Spending issues, however, weren’t nearly as controversial as the governor’s proposal in the budget to consolidate school district administration. Legislators split less along party lines for this debate than geographically or on the configuration of their local school administrative unit. The policy that emerged with overwhelming support from both Republicans and Democrats is considerably different from what the governor proposed and considerably better, which it should have been after all the work sessions and comments that modified it.

Most important among the changes is the increased responsibility given to municipalities, an appropriate change. In return, local leaders are obliged to prepare their communities for the state achieving 55 percent of school funding, which it will do by the end of the next biennium. After that, Augusta is unlikely to approve large increases in education funding and property taxpayers will feel the shock without greater efficiency within school districts.

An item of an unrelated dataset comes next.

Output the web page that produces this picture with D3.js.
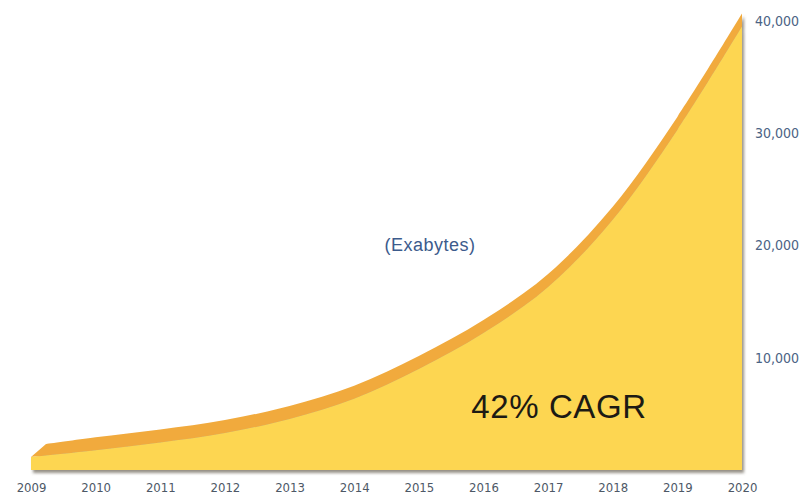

District reform was just one of the reasons lawmakers were able to assemble a budget that places the state in a better position for the future. Instead of being forced to start discussions with what can be cut to make the budget balance, legislators will have the chance now to think more strategically about the state’s spending priorities.

A second reason for the budget success was the way the session began: Majority Democrats said they wanted to include Republicans in budget negotiations and so would avoid passing a simple-majority budget. Republicans, in turn, contributed to and supported a major bond plan, one that made large investments in Maine’s highways and bridges. And a bipartisan group on the Appropriations Committee worked with the Education Committee to jointly strengthen the original district administration savings plan.

Maine’s high tax burden, low job growth and below-average wages are not secret. The public and the Legislature know that state government could not sustain chronic shortfalls across numerous programs and still have the state play its essential role in promoting economic development and improving the quality of life here. In substantial ways this session, legislators from both parties began to work Maine out of that corner.